GOAL – Print the listing in its entirety and exactly, leaving out images.

------------------------

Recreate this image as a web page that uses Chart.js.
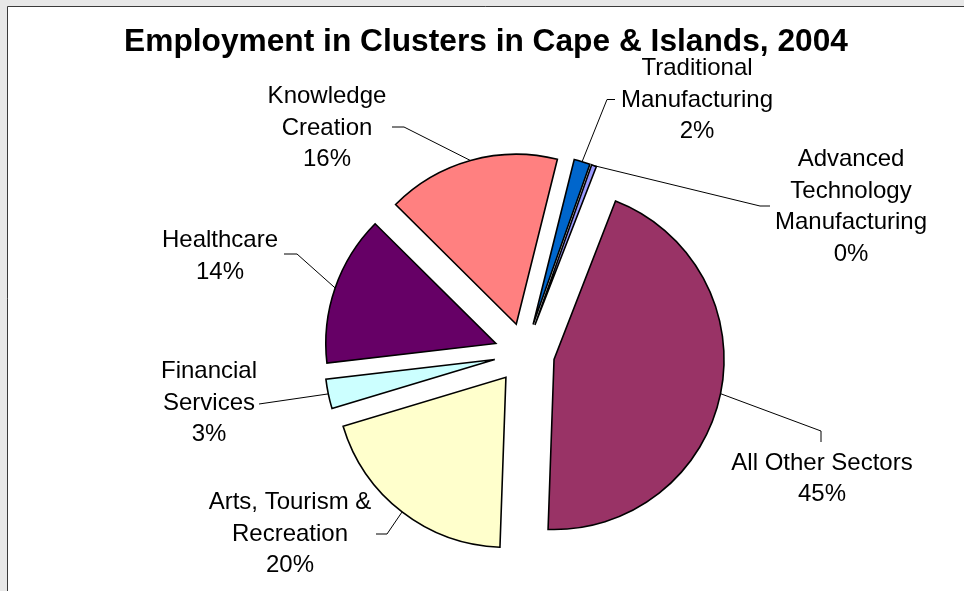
<!DOCTYPE html>
<html>
<head>
<meta charset="utf-8">
<script src="https://cdn.jsdelivr.net/npm/chart.js@4/dist/chart.umd.min.js"></script>
<style>
  html, body { margin: 0; padding: 0; background: #fff; }
  canvas { display: block; }
</style>
</head>
<body>
<canvas id="c" width="964" height="591"></canvas>
<script>
// Employment by cluster, Cape & Islands, 2004 (share of total employment, %)
const chartTitle = 'Employment in Clusters in Cape & Islands, 2004';
const categories = [
  'Traditional\nManufacturing',
  'Advanced\nTechnology\nManufacturing',
  'All Other Sectors',
  'Arts, Tourism &\nRecreation',
  'Financial\nServices',
  'Healthcare',
  'Knowledge\nCreation'
];
const shares = [1.53, 0.47, 44.67, 19.8, 2.8, 14.28, 16.45];
const sliceColors = ['#0066CC', '#9999FF', '#993366', '#FFFFCC', '#CCFFFF', '#660066', '#FF8080'];

// Label placement: centre x, first baseline y, leader elbow and leader end
const labelLayout = [
  { x: 697, y: 75,    elbow: [607, 99.5], end: [615, 99.5] },
  { x: 851, y: 166,   elbow: [760, 206],  end: [770, 206] },
  { x: 822, y: 469.5, elbow: [821, 431],  end: [821, 442] },
  { x: 290, y: 509,   elbow: [387, 534],  end: [376, 534] },
  { x: 209, y: 378,   elbow: [259, 404],  end: [259, 404] },
  { x: 220, y: 247,   elbow: [297, 254],  end: [284, 254] },
  { x: 327, y: 103,   elbow: [404, 127],  end: [392, 127] }
];

const RADIUS = 170;     // pie radius in px
const EXPLODE = 121;    // Chart.js arc offset (slices move offset/4 outwards)
const LINE_H = 31.5;

// Exploded arcs get a radius bump and a slight angular trim from Chart.js;
// undo both so every slice keeps the full radius and its true angle.
const evenRadius = {
  id: 'evenRadius',
  afterDatasetsUpdate(chart) {
    chart.getDatasetMeta(0).data.forEach(arc => {
      const circ = arc.endAngle - arc.startAngle;
      const fix = 1 - Math.sin(Math.min(Math.PI, circ));
      const bump = (EXPLODE / 4) * fix;
      arc.outerRadius = RADIUS - bump;
      const trim = bump / (Math.PI * RADIUS);
      arc.startAngle -= trim / 2;
      arc.endAngle += trim / 2;
    });
  }
};

const decor = {
  id: 'decor',
  beforeDraw(chart) {
    const ctx = chart.ctx;
    const w = chart.width, h = chart.height;
    ctx.save();
    ctx.fillStyle = '#e8e8e8';
    ctx.fillRect(0, 0, w, h);
    ctx.fillStyle = '#ffffff';
    ctx.fillRect(8, 7, w - 8, h - 7);
    ctx.strokeStyle = '#3a3a3a';
    ctx.lineWidth = 1;
    ctx.beginPath();
    ctx.moveTo(7.5, h);
    ctx.lineTo(7.5, 6.5);
    ctx.lineTo(w, 6.5);
    ctx.stroke();
    ctx.restore();
  },
  afterDatasetsDraw(chart) {
    const ctx = chart.ctx;
    const arcs = chart.getDatasetMeta(0).data;
    const values = chart.data.datasets[0].data;
    const total = values.reduce((a, b) => a + b, 0);
    ctx.save();

    // leader lines from the middle of each slice's rim
    ctx.strokeStyle = '#000';
    ctx.lineWidth = 1;
    arcs.forEach((arc, i) => {
      const mid = (arc.startAngle + arc.endAngle) / 2;
      const t = EXPLODE / 4;
      const px = arc.x + Math.cos(mid) * (t + RADIUS);
      const py = arc.y + Math.sin(mid) * (t + RADIUS);
      const L = labelLayout[i];
      ctx.beginPath();
      ctx.moveTo(px, py);
      ctx.lineTo(L.elbow[0], L.elbow[1]);
      ctx.lineTo(L.end[0], L.end[1]);
      ctx.stroke();
    });

    // category + percentage labels
    ctx.fillStyle = '#000';
    ctx.textAlign = 'center';
    ctx.textBaseline = 'alphabetic';
    ctx.font = '24px "Liberation Sans", Arial, sans-serif';
    categories.forEach((name, i) => {
      const L = labelLayout[i];
      const lines = name.split('\n');
      lines.push(Math.round(values[i] / total * 100) + '%');
      lines.forEach((s, k) => ctx.fillText(s, L.x, L.y + k * LINE_H));
    });

    // title
    ctx.font = 'bold 31.7px "Liberation Sans", Arial, sans-serif';
    ctx.fillText(chartTitle, 486, 51);
    ctx.restore();
  }
};

new Chart(document.getElementById('c'), {
  type: 'pie',
  data: {
    labels: categories.map(s => s.replace(/\n/g, ' ')),
    datasets: [{
      data: shares,
      backgroundColor: sliceColors,
      borderColor: '#000',
      borderWidth: 1.6,
      borderJoinStyle: 'miter',
      offset: EXPLODE
    }]
  },
  options: {
    responsive: false,
    animation: false,
    events: [],
    rotation: 14,
    radius: RADIUS,
    layout: { padding: { left: 200, right: 115.2, top: 130, bottom: 14.2 } },
    plugins: {
      legend: { display: false },
      title: { display: false },
      tooltip: { enabled: false }
    }
  },
  plugins: [evenRadius, decor]
});
</script>
</body>
</html>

------------------------

COMPLETE RESPONSE –
Recreate this image as a web page that uses Chart.js.
<!DOCTYPE html>
<html>
<head>
<meta charset="utf-8">
<script src="https://cdn.jsdelivr.net/npm/chart.js@4/dist/chart.umd.min.js"></script>
<style>
  html, body { margin: 0; padding: 0; background: #fff; }
  canvas { display: block; }
</style>
</head>
<body>
<canvas id="c" width="964" height="591"></canvas>
<script>
// Employment by cluster, Cape & Islands, 2004 (share of total employment, %)
const chartTitle = 'Employment in Clusters in Cape & Islands, 2004';
const categories = [
  'Traditional\nManufacturing',
  'Advanced\nTechnology\nManufacturing',
  'All Other Sectors',
  'Arts, Tourism &\nRecreation',
  'Financial\nServices',
  'Healthcare',
  'Knowledge\nCreation'
];
const shares = [1.53, 0.47, 44.67, 19.8, 2.8, 14.28, 16.45];
const sliceColors = ['#0066CC', '#9999FF', '#993366', '#FFFFCC', '#CCFFFF', '#660066', '#FF8080'];

// Label placement: centre x, first baseline y, leader elbow and leader end
const labelLayout = [
  { x: 697, y: 75,    elbow: [607, 99.5], end: [615, 99.5] },
  { x: 851, y: 166,   elbow: [760, 206],  end: [770, 206] },
  { x: 822, y: 469.5, elbow: [821, 431],  end: [821, 442] },
  { x: 290, y: 509,   elbow: [387, 534],  end: [376, 534] },
  { x: 209, y: 378,   elbow: [259, 404],  end: [259, 404] },
  { x: 220, y: 247,   elbow: [297, 254],  end: [284, 254] },
  { x: 327, y: 103,   elbow: [404, 127],  end: [392, 127] }
];

const RADIUS = 170;     // pie radius in px
const EXPLODE = 121;    // Chart.js arc offset (slices move offset/4 outwards)
const LINE_H = 31.5;

// Exploded arcs get a radius bump and a slight angular trim from Chart.js;
// undo both so every slice keeps the full radius and its true angle.
const evenRadius = {
  id: 'evenRadius',
  afterDatasetsUpdate(chart) {
    chart.getDatasetMeta(0).data.forEach(arc => {
      const circ = arc.endAngle - arc.startAngle;
      const fix = 1 - Math.sin(Math.min(Math.PI, circ));
      const bump = (EXPLODE / 4) * fix;
      arc.outerRadius = RADIUS - bump;
      const trim = bump / (Math.PI * RADIUS);
      arc.startAngle -= trim / 2;
      arc.endAngle += trim / 2;
    });
  }
};

const decor = {
  id: 'decor',
  beforeDraw(chart) {
    const ctx = chart.ctx;
    const w = chart.width, h = chart.height;
    ctx.save();
    ctx.fillStyle = '#e8e8e8';
    ctx.fillRect(0, 0, w, h);
    ctx.fillStyle = '#ffffff';
    ctx.fillRect(8, 7, w - 8, h - 7);
    ctx.strokeStyle = '#3a3a3a';
    ctx.lineWidth = 1;
    ctx.beginPath();
    ctx.moveTo(7.5, h);
    ctx.lineTo(7.5, 6.5);
    ctx.lineTo(w, 6.5);
    ctx.stroke();
    ctx.restore();
  },
  afterDatasetsDraw(chart) {
    const ctx = chart.ctx;
    const arcs = chart.getDatasetMeta(0).data;
    const values = chart.data.datasets[0].data;
    const total = values.reduce((a, b) => a + b, 0);
    ctx.save();

    // leader lines from the middle of each slice's rim
    ctx.strokeStyle = '#000';
    ctx.lineWidth = 1;
    arcs.forEach((arc, i) => {
      const mid = (arc.startAngle + arc.endAngle) / 2;
      const t = EXPLODE / 4;
      const px = arc.x + Math.cos(mid) * (t + RADIUS);
      const py = arc.y + Math.sin(mid) * (t + RADIUS);
      const L = labelLayout[i];
      ctx.beginPath();
      ctx.moveTo(px, py);
      ctx.lineTo(L.elbow[0], L.elbow[1]);
      ctx.lineTo(L.end[0], L.end[1]);
      ctx.stroke();
    });

    // category + percentage labels
    ctx.fillStyle = '#000';
    ctx.textAlign = 'center';
    ctx.textBaseline = 'alphabetic';
    ctx.font = '24px "Liberation Sans", Arial, sans-serif';
    categories.forEach((name, i) => {
      const L = labelLayout[i];
      const lines = name.split('\n');
      lines.push(Math.round(values[i] / total * 100) + '%');
      lines.forEach((s, k) => ctx.fillText(s, L.x, L.y + k * LINE_H));
    });

    // title
    ctx.font = 'bold 31.7px "Liberation Sans", Arial, sans-serif';
    ctx.fillText(chartTitle, 486, 51);
    ctx.restore();
  }
};

new Chart(document.getElementById('c'), {
  type: 'pie',
  data: {
    labels: categories.map(s => s.replace(/\n/g, ' ')),
    datasets: [{
      data: shares,
      backgroundColor: sliceColors,
      borderColor: '#000',
      borderWidth: 1.6,
      borderJoinStyle: 'miter',
      offset: EXPLODE
    }]
  },
  options: {
    responsive: false,
    animation: false,
    events: [],
    rotation: 14,
    radius: RADIUS,
    layout: { padding: { left: 200, right: 115.2, top: 130, bottom: 14.2 } },
    plugins: {
      legend: { display: false },
      title: { display: false },
      tooltip: { enabled: false }
    }
  },
  plugins: [evenRadius, decor]
});
</script>
</body>
</html>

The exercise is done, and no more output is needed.